▶ [DATASET SECTION]

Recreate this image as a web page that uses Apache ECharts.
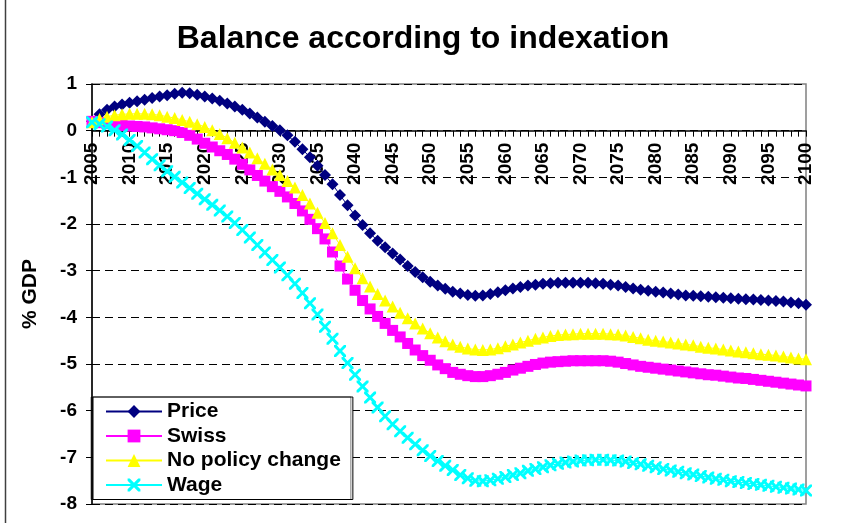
<!DOCTYPE html>
<html>
<head>
<meta charset="utf-8">
<script src="https://cdn.jsdelivr.net/npm/echarts@6/dist/echarts.min.js"></script>
<style>
html,body{margin:0;padding:0;background:#fff;}
#c{width:846px;height:523px;}
</style>
</head>
<body>
<div id="c"></div>
<script>
var years = [];
for (var y = 2005; y <= 2100; y++) years.push(String(y));

var price = [0.20,0.35,0.45,0.52,0.56,0.60,0.63,0.66,0.70,0.73,
0.76,0.79,0.81,0.80,0.77,0.73,0.69,0.64,0.58,0.52,
0.45,0.37,0.28,0.19,0.10,0.01,-0.10,-0.24,-0.40,-0.57,
-0.75,-0.95,-1.15,-1.38,-1.60,-1.82,-2.02,-2.20,-2.36,-2.50,
-2.63,-2.76,-2.90,-3.03,-3.14,-3.24,-3.32,-3.39,-3.45,-3.49,
-3.52,-3.54,-3.53,-3.50,-3.46,-3.42,-3.38,-3.35,-3.32,-3.30,
-3.28,-3.27,-3.26,-3.26,-3.26,-3.26,-3.26,-3.27,-3.28,-3.30,
-3.32,-3.35,-3.38,-3.41,-3.43,-3.45,-3.47,-3.49,-3.51,-3.53,
-3.54,-3.55,-3.56,-3.57,-3.58,-3.59,-3.60,-3.61,-3.62,-3.63,
-3.64,-3.65,-3.66,-3.68,-3.70,-3.73];

var swiss = [0.20,0.17,0.15,0.13,0.11,0.10,0.09,0.08,0.06,0.04,
0.02,0.00,-0.04,-0.10,-0.18,-0.27,-0.35,-0.43,-0.51,-0.61,
-0.72,-0.84,-0.96,-1.08,-1.20,-1.30,-1.42,-1.56,-1.72,-1.90,
-2.10,-2.32,-2.60,-2.90,-3.18,-3.42,-3.64,-3.82,-3.98,-4.13,
-4.28,-4.42,-4.56,-4.70,-4.82,-4.92,-5.02,-5.10,-5.18,-5.22,
-5.25,-5.27,-5.27,-5.25,-5.22,-5.18,-5.13,-5.09,-5.05,-5.01,
-4.98,-4.96,-4.95,-4.94,-4.93,-4.93,-4.93,-4.93,-4.93,-4.94,
-4.96,-4.99,-5.02,-5.05,-5.07,-5.09,-5.11,-5.13,-5.15,-5.17,
-5.19,-5.21,-5.23,-5.24,-5.26,-5.28,-5.30,-5.31,-5.33,-5.35,
-5.37,-5.39,-5.41,-5.43,-5.45,-5.47];

var noPolicy = [0.18,0.25,0.30,0.33,0.35,0.36,0.36,0.36,0.35,0.33,
0.30,0.27,0.23,0.19,0.14,0.08,0.01,-0.07,-0.16,-0.26,
-0.36,-0.47,-0.59,-0.71,-0.83,-0.95,-1.08,-1.22,-1.38,-1.56,
-1.76,-1.98,-2.20,-2.45,-2.70,-2.95,-3.16,-3.34,-3.50,-3.64,
-3.77,-3.90,-4.02,-4.13,-4.24,-4.34,-4.43,-4.51,-4.58,-4.63,
-4.67,-4.69,-4.70,-4.69,-4.66,-4.62,-4.58,-4.54,-4.50,-4.46,
-4.43,-4.40,-4.38,-4.37,-4.36,-4.35,-4.35,-4.35,-4.35,-4.36,
-4.37,-4.39,-4.42,-4.45,-4.48,-4.50,-4.52,-4.54,-4.56,-4.58,
-4.60,-4.63,-4.65,-4.67,-4.69,-4.71,-4.73,-4.75,-4.77,-4.79,
-4.80,-4.82,-4.84,-4.86,-4.88,-4.90];

var wage = [0.18,0.14,0.09,0.01,-0.08,-0.20,-0.33,-0.47,-0.61,-0.74,
-0.87,-0.99,-1.11,-1.23,-1.35,-1.47,-1.59,-1.71,-1.84,-1.98,
-2.13,-2.29,-2.45,-2.61,-2.77,-2.93,-3.10,-3.28,-3.48,-3.70,
-3.94,-4.20,-4.46,-4.72,-4.98,-5.23,-5.48,-5.72,-5.93,-6.12,
-6.29,-6.44,-6.58,-6.72,-6.85,-6.97,-7.08,-7.18,-7.27,-7.38,
-7.45,-7.50,-7.51,-7.49,-7.46,-7.42,-7.38,-7.34,-7.29,-7.25,
-7.21,-7.17,-7.14,-7.11,-7.09,-7.07,-7.06,-7.05,-7.05,-7.06,
-7.07,-7.09,-7.12,-7.15,-7.18,-7.21,-7.25,-7.28,-7.31,-7.34,
-7.37,-7.40,-7.43,-7.46,-7.48,-7.51,-7.53,-7.55,-7.57,-7.59,
-7.61,-7.63,-7.65,-7.67,-7.69,-7.71];

var seriesNames = ['Price', 'Swiss', 'No policy change', 'Wage'];
var titleText = 'Balance according to indexation';
var yTitle = '% GDP';
var yMin = -8, yMax = 1, yStep = 1;

var FONT = "'Liberation Sans', Arial, sans-serif";
var xPath = 'path://M0,0 L1.7,0 L5,3.3 L8.3,0 L10,0 L10,1.7 L6.7,5 L10,8.3 L10,10 L8.3,10 L5,6.7 L1.7,10 L0,10 L0,8.3 L3.3,5 L0,1.7 Z';

var gridTop = 84, gridBottom = 19, chartH = 523;
var plotH = chartH - gridTop - gridBottom;
// distance from the bottom edge of the plot to the zero line
var zeroOffset = plotH * (0 - yMin) / (yMax - yMin);

function mk(name, data, color, symbol, size) {
  return {
    name: name, type: 'line', data: data,
    symbol: symbol, symbolSize: size, showSymbol: true, showAllSymbol: true,
    lineStyle: { color: color, width: 1 },
    itemStyle: { color: color, borderWidth: 0 },
    animation: false
  };
}

var chart = echarts.init(document.getElementById('c'), null, { renderer: 'canvas' });
chart.setOption({
  backgroundColor: '#ffffff',
  animation: false,
  title: {
    text: titleText, left: 'center', top: 18,
    textStyle: { fontFamily: FONT, fontSize: 32, fontWeight: 'bold', color: '#000' }
  },
  grid: {
    left: 92, right: 40, top: gridTop, bottom: gridBottom,
    show: true, borderColor: '#808080', borderWidth: 1.5, backgroundColor: '#fff'
  },
  legend: {
    orient: 'vertical', left: 93, top: 397,
    itemWidth: 56, itemHeight: 16, itemGap: 3.5,
    padding: [4, 12, 4, 12],
    backgroundColor: '#fff', borderColor: '#000', borderWidth: 1,
    shadowColor: 'rgba(0,0,0,0.5)', shadowOffsetX: -2, shadowOffsetY: 0, shadowBlur: 0,
    textStyle: { fontFamily: FONT, fontSize: 21, fontWeight: 'bold', color: '#000' },
    data: seriesNames
  },
  xAxis: {
    type: 'category', data: years, boundaryGap: false,
    position: 'bottom', offset: -zeroOffset,
    axisLine: { onZero: false, lineStyle: { color: '#000', width: 1.5 } },
    axisTick: { interval: 0, length: 6, lineStyle: { color: '#000' } },
    axisLabel: { interval: 4, rotate: 90, margin: 12, fontFamily: FONT, fontSize: 19, fontWeight: 'bold', color: '#000' },
    splitLine: { show: false }
  },
  yAxis: {
    type: 'value', min: yMin, max: yMax, interval: yStep,
    name: yTitle, nameLocation: 'middle', nameRotate: 90, nameGap: 51,
    nameTextStyle: { fontFamily: FONT, fontSize: 21, fontWeight: 'bold', color: '#000' },
    axisLine: { show: true, lineStyle: { color: '#000', width: 1.5 } },
    axisTick: { show: true, length: 6, lineStyle: { color: '#000' } },
    axisLabel: { margin: 15, fontFamily: FONT, fontSize: 19, fontWeight: 'bold', color: '#000' },
    splitLine: { show: true, lineStyle: { color: '#000', type: [8, 5], width: 1 } }
  },
  series: [
    mk(seriesNames[0], price, '#000080', 'diamond', 12),
    mk(seriesNames[1], swiss, '#FF00FF', 'rect', 11),
    mk(seriesNames[2], noPolicy, '#FFFF00', 'triangle', 12),
    mk(seriesNames[3], wage, '#00FFFF', xPath, 12)
  ],
  graphic: [
    { type: 'rect', left: 3, top: -4, z: 100, silent: true,
      shape: { width: 842, height: 531 },
      style: { fill: 'none', stroke: '#404040', lineWidth: 1.5 } }
  ]
});
</script>
</body>
</html>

▶ [SHORT EXERCISE]
Copy exactly the lines running from the beginning of the listing through the line that has "for (var y = 2005;". Drop the pictures.

▶ [FULL SOLUTION]
Recreate this image as a web page that uses Apache ECharts.
<!DOCTYPE html>
<html>
<head>
<meta charset="utf-8">
<script src="https://cdn.jsdelivr.net/npm/echarts@6/dist/echarts.min.js"></script>
<style>
html,body{margin:0;padding:0;background:#fff;}
#c{width:846px;height:523px;}
</style>
</head>
<body>
<div id="c"></div>
<script>
var years = [];
for (var y = 2005; y <= 2100; y++) years.push(String(y));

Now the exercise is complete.